Search code examples
lightgbm

Lightgbm, Force use of all features


I am playing a bit with lightgbm to classify some binary files, after a lot of search I am still unable to find a way to force lightgbm to use all data I provide from my dataset. When the training starts it says I have 83390 data (files in my case), but only 5XXX features used. I tried to change some parameters like "min_data_in_leaf" but it doesnt really change.

Can someone explain me how to tune Lightgbm to make it use all data I have ?
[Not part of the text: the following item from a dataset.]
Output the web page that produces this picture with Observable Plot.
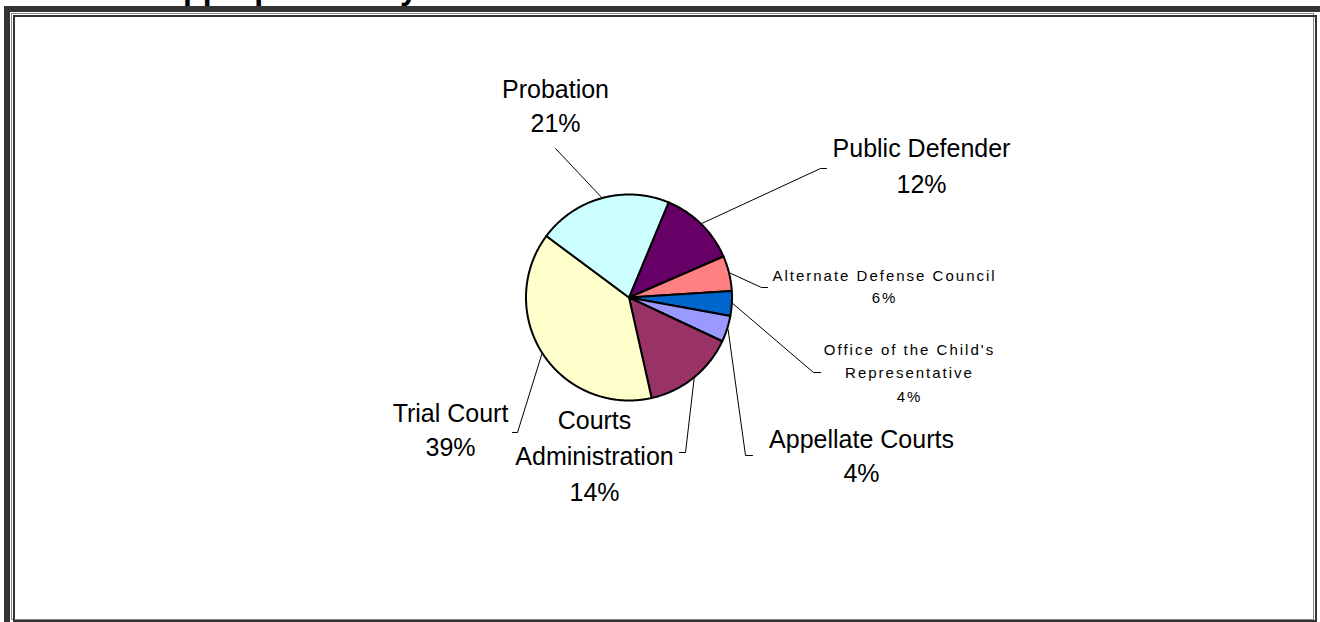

2019-02-16 17:02:03,969 Train model
[LightGBM] [Warning] Starting from the 2.1.2 version, default value for the "boost_from_average" parameter in "binary" objective is true.
This may cause significantly different results comparing to the previous versions of LightGBM.
Try to set boost_from_average=false, if your old models produce bad results
[LightGBM] [Info] Number of positive: 41695, number of negative: 41695
[LightGBM] [Info] Total Bins 494351
[LightGBM] [Info] Number of data: 83390, number of used features: 5937
[LightGBM] [Info] [binary:BoostFromScore]: pavg=0.500000 -> initscore=0.000000

Solution

  • LightGBM will auto disable the feature that cannot be splitted, like the feature with almost all values are zeros (or the same).